Bakın bu 200 lira… Piyasada en yüksek rakamlı banknot bu 200 lira. Ne zaman çık ve bugüne kadar ne yapıldı. 200 lira banknot 2009 yılında yürürlüğe girdi. Yürürlüğe girince bu banknotla 131 dolar para alıyordunuz. Şimdi ise sadece 7 dolar alıyorsunuz. Paranın nasıl eridiğini bundan daha güzel bir örnek göstermez. İki, pirinç bu para yürürlüğe girdiğinde 44 kilo pirinç alınıyordu. Şimdi bu 200 lirayla en fazla 5 kilo pirinç alıyorsunuz. Kuzu eti, ilk çıktığında 14 kilo kuzu eti alabiliyordunuz. Şimdi sadece 600 gram alabiliyorsunuz.

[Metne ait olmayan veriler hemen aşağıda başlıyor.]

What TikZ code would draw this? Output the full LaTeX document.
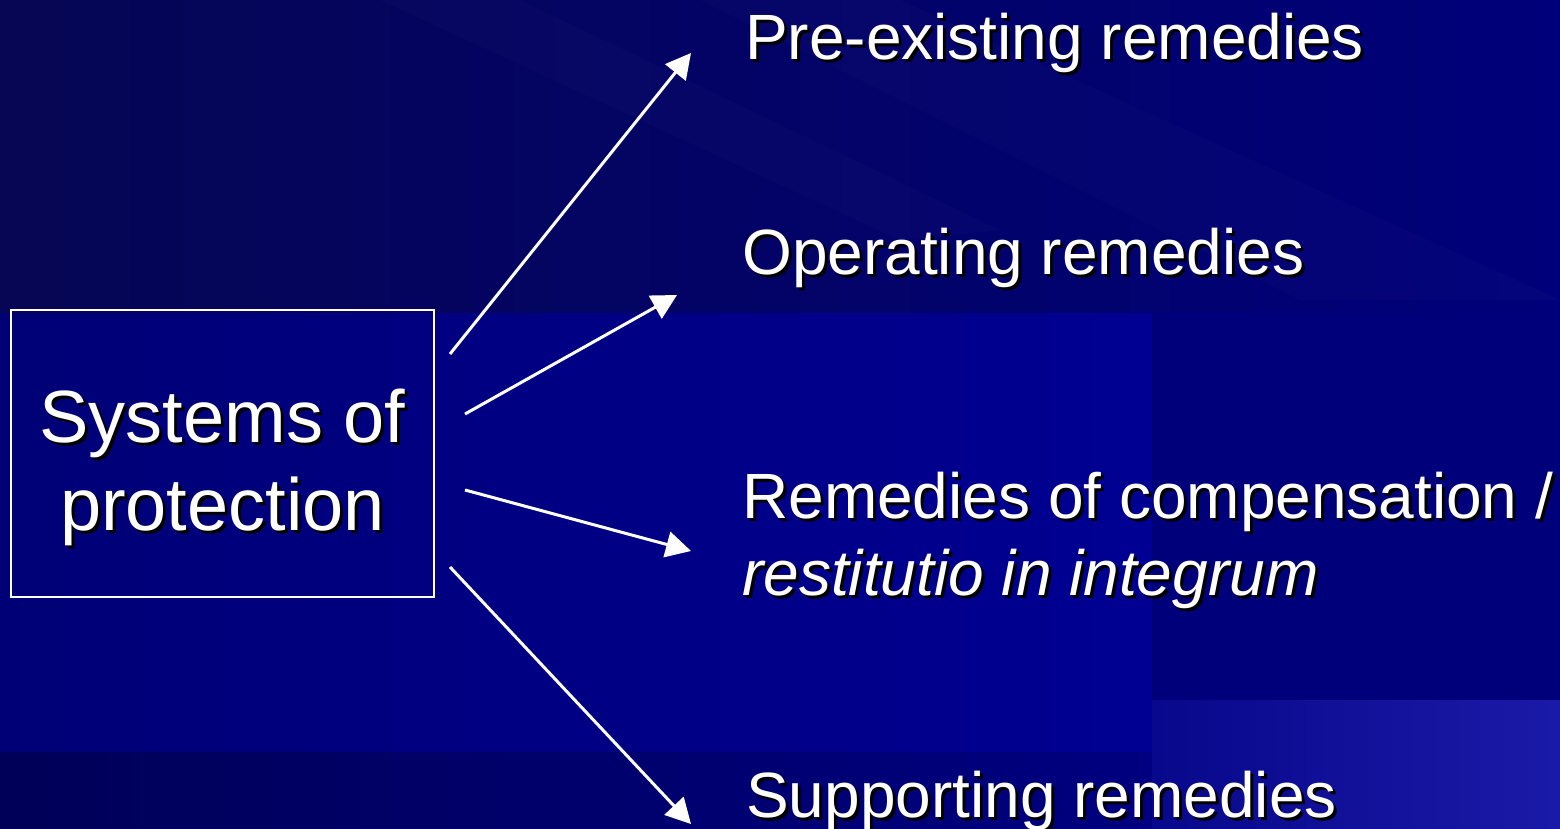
\documentclass[tikz,border=0pt]{standalone}
\usepackage{fontspec}
\setmainfont{Liberation Sans}
\usetikzlibrary{arrows.meta}
\definecolor{bgA}{RGB}{6,6,84}
\definecolor{bgB}{RGB}{0,0,122}
\definecolor{bandA}{RGB}{0,0,118}
\definecolor{bandB}{RGB}{0,0,146}
\definecolor{rightC}{RGB}{0,0,122}
\definecolor{botA}{RGB}{0,0,88}
\definecolor{botB}{RGB}{0,0,128}
\definecolor{brA}{RGB}{8,8,140}
\definecolor{brB}{RGB}{26,26,168}
\newcommand\shd[1]{\makebox[0pt][l]{\kern3pt\raisebox{-3pt}{\color{black}#1}}{\color{white}#1}}
\tikzset{
  rtext/.style={anchor=base west, inner sep=0pt, align=left, font=\fontsize{64}{77}\selectfont},
  ltext/.style={anchor=base, inner sep=0pt, align=center, font=\fontsize{74}{88}\selectfont},
  sysbox/.style={draw=white, line width=2pt, minimum width=423pt, minimum height=287pt, inner sep=0pt},
  conn/.style={draw=white, line width=3pt, -{Triangle[length=25pt,width=26pt]}}
}
\begin{document}
\begin{tikzpicture}[x=1pt,y=-1pt]
\useasboundingbox (0,0) rectangle (1560,829);
% background
\shade[left color=bgA, right color=bgB] (0,0) rectangle (1560,829);
\fill[white, opacity=0.015] (380,0) -- (520,0) -- (1000,230) -- (900,240) -- cycle;
\fill[white, opacity=0.015] (700,0) -- (900,0) -- (1560,300) -- (1300,300) -- cycle;
\shade[left color=bandA, right color=bandB] (0,313) rectangle (1152,752);
\fill[rightC] (1152,313) rectangle (1560,700);
\shade[left color=botA, right color=botB] (0,752) rectangle (1152,829);
\shade[left color=brA, right color=brB] (1152,700) rectangle (1560,829);
% box
\node[sysbox] (sys) at (222.5,453.5) {};
\node[ltext] (systxt) at (222.5,530) {\shd{Systems of}\\\shd{protection}};
% targets
\node[rtext] (pre) at (745,60) {\shd{Pre-existing remedies}};
\node[rtext] (op) at (742,274) {\shd{Operating remedies}};
\node[rtext] (comp) at (742,595) {\shd{Remedies of compensation /}\\\shd{\itshape restitutio in integrum}};
\node[rtext] (sup) at (746,817) {\shd{Supporting remedies}};
% arrow endpoints
\coordinate (s1) at (450,354);
\coordinate (t1) at (691,53);
\coordinate (s2) at (465,414);
\coordinate (t2) at (677,295);
\coordinate (s3) at (465,490);
\coordinate (t3) at (691,551);
\coordinate (s4) at (450,567);
\coordinate (t4) at (691,824);
\draw[conn] (s1) -- (t1);
\draw[conn] (s2) -- (t2);
\draw[conn] (s3) -- (t3);
\draw[conn] (s4) -- (t4);
\end{tikzpicture}
\end{document}
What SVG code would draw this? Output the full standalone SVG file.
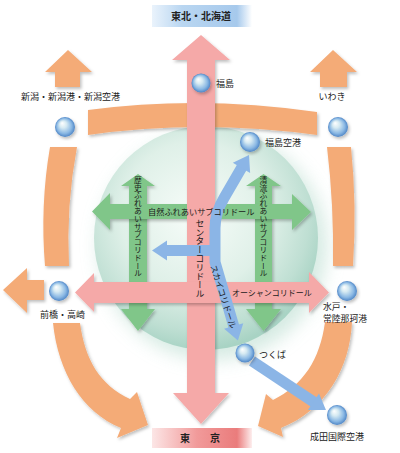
<svg xmlns="http://www.w3.org/2000/svg" width="400" height="453" viewBox="0 0 400 453">
<style>
text{font-family:"Noto Sans CJK JP","Noto Sans",sans-serif;fill:#222}
.lbl{font-size:9px}
.ban{font-size:10px;font-weight:bold}
.cor{font-size:8.2px;fill:#1a1a1a}
.vt{writing-mode:vertical-rl}
.or{fill:#f4ab77;filter:url(#sh)}
.pk{fill:#f5a9a8;filter:url(#sh)}
.gr{fill:#80c689;filter:url(#sh)}
.bl{fill:none;stroke:#8bb5e6;stroke-width:11}
.ball{fill:url(#ball);filter:url(#sh)}
</style>
<defs>
<filter id="sh" x="-20%" y="-20%" width="140%" height="140%"><feDropShadow dx="1.5" dy="2" stdDeviation="1.5" flood-color="#000" flood-opacity="0.25"/></filter>
<filter id="blur" x="-30%" y="-30%" width="160%" height="160%"><feGaussianBlur stdDeviation="9"/></filter>
<radialGradient id="globe" cx="45%" cy="40%" r="60%"><stop offset="0" stop-color="#f7fcf9"/><stop offset="0.55" stop-color="#dff0e8"/><stop offset="0.85" stop-color="#bfdfd3"/><stop offset="1" stop-color="#a8d3c4"/></radialGradient>
<radialGradient id="ball" cx="50%" cy="50%" r="50%" fx="35%" fy="30%"><stop offset="0" stop-color="#ffffff"/><stop offset="0.35" stop-color="#d6eaf2"/><stop offset="0.75" stop-color="#8ab8e4"/><stop offset="1" stop-color="#4f86c6"/></radialGradient>
<linearGradient id="bnB" x1="0" x2="1" y1="0" y2="0"><stop offset="0" stop-color="#eaf3fc"/><stop offset="0.3" stop-color="#b9d6f1"/><stop offset="0.85" stop-color="#a6c9ec"/><stop offset="1" stop-color="#ffffff"/></linearGradient>
<linearGradient id="bnR" x1="0" x2="1" y1="0" y2="0"><stop offset="0" stop-color="#fce6e6"/><stop offset="0.45" stop-color="#f19a9a"/><stop offset="0.85" stop-color="#ea7c7c"/><stop offset="1" stop-color="#fdeeee"/></linearGradient>
<marker id="bh" markerUnits="userSpaceOnUse" markerWidth="40" markerHeight="40" viewBox="-20 -20 40 40" refX="0" refY="0" orient="auto-start-reverse" overflow="visible"><path d="M-1,-10 L14,0 L-1,10 Z" fill="#8bb5e6"/></marker>
</defs>

<g id="background">
<circle cx="213" cy="246" r="114" fill="#c4e2d7" opacity="0.7" filter="url(#blur)"/>
<circle cx="206" cy="238" r="112" fill="url(#globe)"/>
</g>

<g id="connectors">
<g id="orange">
<polygon class="or" points="68,50 92,72 80,72 80,87 55,87 55,72 45,72"/>
<polygon class="or" points="333,50 357,72 347,72 347,87 320,87 320,72 310,72"/>
<path class="or" d="M88 110 Q200 95 317 112 L317 135 Q200 119 88 135 Z"/>
<path class="or" d="M50 147 L77 147 Q66 205 69 266 L45 266 Q40 205 50 147 Z"/>
<path class="or" d="M327 147 L351 147 Q357 205 353 266 L333 266 Q334 205 327 147 Z"/>
<polygon class="or" points="3,290 27,268 27,280 44,280 44,300 27,300 27,313"/>
<path class="or" d="M53 323 L80 323 C85 360 100 385 130 399 L137 392 L148 425 L117 438 L121 428 C82 412 58 372 53 323 Z"/>
<path class="or" d="M325 322 L352 322 C350 368 326 410 281 428 L283 437 L258 426 L266 394 L273 400 C303 385 320 360 325 322 Z"/>
</g>
<g id="green">
<polygon class="gr" points="138,174 155,186 147,186 147,309 155,309 138,331 121,309 129,309 129,186 121,186"/>
<polygon class="gr" points="263.5,174 281,186 272,186 272,309 281,309 263.5,331 246,309 255,309 255,186 246,186"/>
<polygon class="gr" points="92,211.5 110,193 110,204 292,204 292,194 311,212 292,230 292,219 110,219 110,230"/>
</g>
<g id="pink">
<polygon class="pk" points="201,35 230,60 215,60 215,393 229,393 201,424 173,393 187,393 187,60 172,60"/>
<polygon class="pk" points="75,292.5 94,273 94,282 309,282 309,272 329,292.5 309,313 309,303 94,303 94,312"/>
</g>
<g id="blue">
<path class="bl" d="M242 167 L224 198 Q215 213 215 228 L215 262 L234 327" marker-start="url(#bh)" marker-end="url(#bh)"/>
<line class="bl" x1="216" y1="250.5" x2="166" y2="250.5" marker-end="url(#bh)"/>
<line class="bl" stroke-width="10" x1="252" y1="361" x2="314.3" y2="402.3" marker-end="url(#bh)"/>
</g>
<g id="corridor-labels">
<text class="cor" x="148" y="214.5">自然ふれあいサブコリドール</text>
<text class="cor vt" style="font-size:7.8px" x="138" y="176">歴史ふれあいサブコリドール</text>
<text class="cor vt" style="font-size:7.8px" x="263.5" y="176">清流ふれあいサブコリドール</text>
<text class="cor vt" style="font-size:8.8px" x="200" y="219">センターコリドール</text>
<text class="cor" style="font-size:8px" x="232" y="296">オーシャンコリドール</text>
<text class="cor" style="font-size:8.3px" transform="translate(213,265) rotate(72)" y="3">スカイコリドール</text>
</g>
</g>

<g id="banner-north"><rect x="152" y="5" width="100" height="22" fill="url(#bnB)"/><text class="ban" x="201" y="20" text-anchor="middle">東北・北海道</text></g>
<g id="banner-tokyo"><rect x="152" y="428" width="100" height="20" fill="url(#bnR)"/><text class="ban" x="180" y="442" letter-spacing="5">東　京</text></g>

<g id="node-fukushima"><circle class="ball" cx="201" cy="83" r="9.5"/><text class="lbl" x="216" y="86.5">福島</text></g>
<g id="node-niigata"><circle class="ball" cx="65" cy="127" r="10"/><text class="lbl" x="21" y="100">新潟・新潟港・新潟空港</text></g>
<g id="node-iwaki"><circle class="ball" cx="338" cy="127" r="10"/><text class="lbl" x="332" y="100" text-anchor="middle">いわき</text></g>
<g id="node-fukushima-airport"><circle class="ball" cx="250" cy="142" r="10"/><text class="lbl" x="265" y="146">福島空港</text></g>
<g id="node-maebashi"><circle class="ball" cx="59" cy="291" r="10"/><text class="lbl" x="40" y="318">前橋・高崎</text></g>
<g id="node-mito"><circle class="ball" cx="347" cy="291" r="10"/><text class="lbl" style="font-size:8.8px" x="323" y="310">水戸・</text><text class="lbl" style="font-size:8.8px" x="323" y="321.5">常陸那珂港</text></g>
<g id="node-tsukuba"><circle class="ball" cx="245" cy="353" r="9.5"/><text class="lbl" x="259" y="357.5">つくば</text></g>
<g id="node-narita"><circle class="ball" cx="337" cy="415" r="10"/><text class="lbl" x="310" y="439.5">成田国際空港</text></g>
</svg>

"Paranın itibarı, milletin itibarıdır"
Şimdi yine Tercan halkına, Erzincan’a Sarıgül’ün deyimiyle ben de seslenmiş olayım. Canlarım… Dostlarım… Eğer biz cansak memleketin içinde bulunduğu durumu hep beraber düşünmek zorundayız. Eğer biz cansak memleketi bu badireden kurtarmak zorundayız. Eğer biz cansak, milliyetçiysek, ülkemizi seviyorsak bunun gereğini yapmak zorundayız. Bakınız bu banknot çıktıktan bir süre sonra Erdoğan şu konuşmayı yaptı: ‘Para tıpkı bayrak gibi, tıpkı marş gibi bir ülkenin gücünü, itibarını, bağımsızlığını simgeler.’ Doğru mu? Evet doğrudur. Paranın itibarı, milletin itibarıdır. Bugün 200 liranın nereden nereye geldiğini ve Türkiye’nin itibarının ne olduğunu gördünüz. Eğer bir ülkeyi yöneten kişinin mal varlığı dolayısıyla tehdit ediliyorsa, bak beni kızdırma senin mal varlığını açıklarım deniliyorsa o zaman Türkiye’nin içinde bulunduğu şartları benim de sizin de düşünmeniz lazım. Onun için elinizi vicdanınıza koyun öyle oy kullanın.”